Mali's first post-war prime minister began forming a government as the United States and France gave an early vote of confidence to the new administration, pledging support.
Career technocrat Oumar Tatam Ly was named as head of President Ibrahim Boubacar Keita's government on Thursday, taking over from interim premier Diango Cissoko.
Ly will be expected to deliver on promises by the president to reunite a deeply divided nation and crack down on corruption.
The new administration got a significant boost Friday when the US State Department said Washington would resume development aid to Mali which was suspended after the ex-president was ousted in a coup last year.
The transition means "a democratically elected government has taken office in Mali," the State Department said in a statement, adding that Washington would continue to assess the situation before renewing military assistance.
French Foreign Minister Laurent Fabius earlier welcomed Ly's appointment.
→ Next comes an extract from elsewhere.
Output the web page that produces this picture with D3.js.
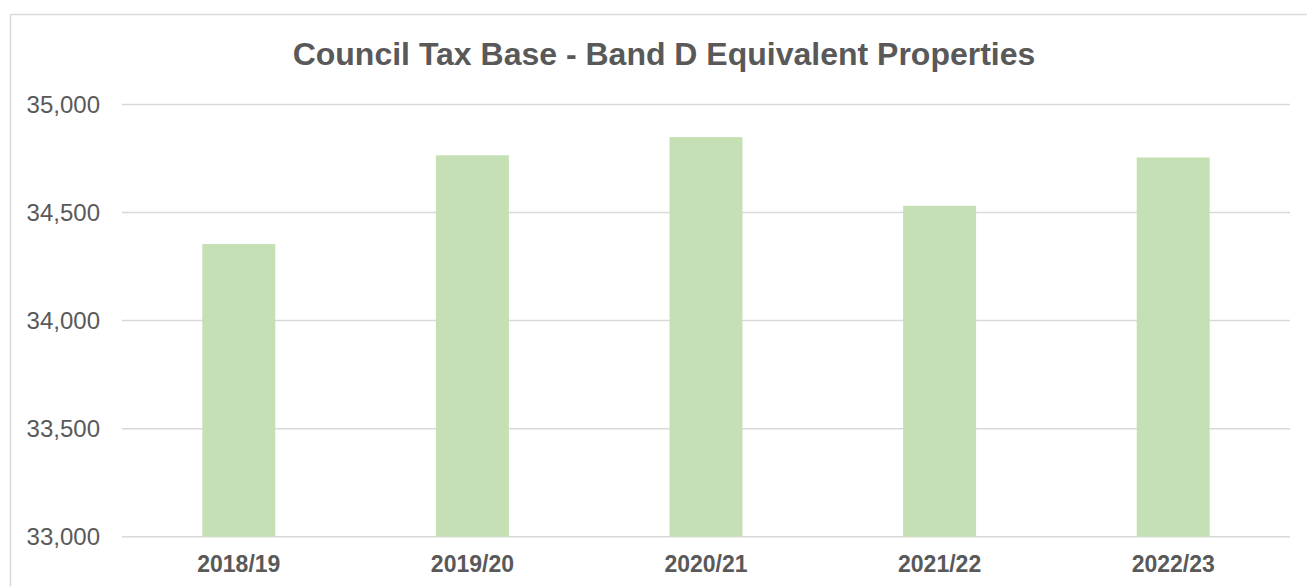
<!DOCTYPE html>
<html>
<head>
<meta charset="utf-8">
<script src="https://cdn.jsdelivr.net/npm/d3@7"></script>
<style>
  html, body { margin: 0; padding: 0; background: #fff; }
  svg { display: block; }
  text { font-family: "Liberation Sans", Arial, sans-serif; }
</style>
</head>
<body>
<svg id="chart" width="1307" height="586"></svg>
<script>
const categories = ["2018/19", "2019/20", "2020/21", "2021/22", "2022/23"];
const values = [34354, 34765, 34849, 34531, 34755];
const yTicks = [33000, 33500, 34000, 34500, 35000];
const title = "Council Tax Base - Band D Equivalent Properties";

const svg = d3.select("#chart");
const W = 1307, H = 586;
const plot = { left: 122, right: 1290, top: 104.5, bottom: 536.7 };

svg.append("rect")
  .attr("x", 10.5).attr("y", 14.5)
  .attr("width", 1330).attr("height", 620)
  .attr("fill", "#fff").attr("stroke", "#d9d9d9").attr("stroke-width", 1.5);

const x = d3.scaleBand().domain(categories).range([plot.left, plot.right]).paddingInner(0.6875).paddingOuter(0.34375);
const y = d3.scaleLinear().domain([33000, 35000]).range([plot.bottom, plot.top]);

// gridlines
svg.append("g").selectAll("line").data(yTicks).join("line")
  .attr("x1", plot.left).attr("x2", plot.right)
  .attr("y1", d => y(d)).attr("y2", d => y(d))
  .attr("stroke", "#d9d9d9").attr("stroke-width", 1.5);

// y axis labels
const yAxis = d3.axisLeft(y).tickValues(yTicks).tickSize(0).tickPadding(0).tickFormat(d3.format(","));
const gy = svg.append("g").attr("transform", `translate(${plot.left - 22},0)`).call(yAxis);
gy.select(".domain").remove();
gy.selectAll("text").attr("font-size", 24).attr("fill", "#595959")
  .attr("font-family", '"Liberation Sans", Arial, sans-serif');

// bars
svg.append("g").selectAll("rect").data(values).join("rect")
  .attr("x", (d, i) => x(categories[i]))
  .attr("width", x.bandwidth())
  .attr("y", d => y(d))
  .attr("height", d => y(33000) - y(d))
  .attr("fill", "#c5e0b4");

// x axis labels
const xAxis = d3.axisBottom(x).tickSize(0).tickPadding(0);
const gx = svg.append("g").attr("transform", `translate(0,${plot.bottom})`).call(xAxis);
gx.select(".domain").remove();
gx.selectAll("text").attr("dy", null).attr("y", 35).attr("font-size", 23).attr("font-weight", "bold")
  .attr("fill", "#595959").attr("font-family", '"Liberation Sans", Arial, sans-serif');

// title
svg.append("text")
  .attr("x", 664).attr("y", 65)
  .attr("text-anchor", "middle")
  .attr("font-size", 32).attr("font-weight", "bold")
  .attr("fill", "#595959")
  .text(title);
</script>
</body>
</html>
"Alongside President Ibrahim Boubacar Keita, the competence of Oumar Tatam Ly will be a valuable asset in confronting the challenges facing Mali and the Sahel," he said in a statement.
"As Mali opens a new page it can count on France, which will be its partner, ally and friend," he said in a statement.
Ly has spent most of the last two decades as a central bank functionary and is expected to rely on advisers with more political experience.
He has to choose colleagues for a cabinet charged with returning stability to a country upended by a military coup and Islamist insurgency last year.
He began consultations with potential ministers immediately after being appointed on Thursday, his aides told AFP. They would not however say who was in consideration for the major portfolios.
One member of Ly's inner circle who has known the new premier for 20 years described him as a reserved and exacting man who disliked amateurism.
"I believe that the way the government operates could change," the aide told AFP. "There will be accountability for results for all members of the government.
"Good governance will be the basis of every action of the new prime minister."
Ly's appointment got a cautious welcome in the mainstream media. The daily newspaper Le Soir describing the 49-year-old as "a choice in line with the wishes of Malians".
The reaction on social networks was mixed, with some taking to Twitter to express doubts over the appointment -- as one critic put it -- of "an apolitical prime minister in a very political period".
Others however were more generous.
"The nomination of this man who has had a career first will be a model for the youth of Mali and bodes well for a well-governed Mali..." World Bank economist and Malian politician Madani Tall tweeted.
Born in Paris, Ly quickly became a promising academic, gaining degrees in history and economics from prestigious French universities including the Sorbonne and ESSEC, one of Europe's top business schools.
He began his career at the World Bank before moving via the general secretariat of the president of Mali to the Central Bank of West African States in 1994. He rose to become national director for Mali, then adviser to the governor.
While has never held high public office, Ly comes from a family deeply involved in west African politics and is considered a close confidante of Keita.
His father was the late novelist and political activist Ibrahima Ly, who fled Mali after being jailed and allegedly tortured under the regime of military dictator Moussa Traore.
Ly's main task in the months ahead will be to deliver on the president's pledge when he was sworn in on Wednesday to unite Mali and end endemic corruption.
But his daunting in-tray will also include tackling an economy battered by conflict; healing ethnic divisions in the north; and managing the return of 500,000 people who fled the Islamist insurgency.
Army officers angry at what they considered a lack of support to combat a separatist Tuareg rebellion in Mali's vast desert north overthrew the democratically elected government of president Amadou Toumani Toure on March 22, 2012.
In the ensuing chaos, the Tuaregs seized control of an area larger than France before being ousted by Al-Qaeda-linked groups.
They imposed a brutal interpretation of Islamic law on the local population, carrying out amputations and executions, prompting worldwide condemnation.
In January, France launched a military offensive at Mali's behest to oust the Islamists.
The country's return to democracy has allowed France to begin withdrawing some of the 4,500 troops it sent in.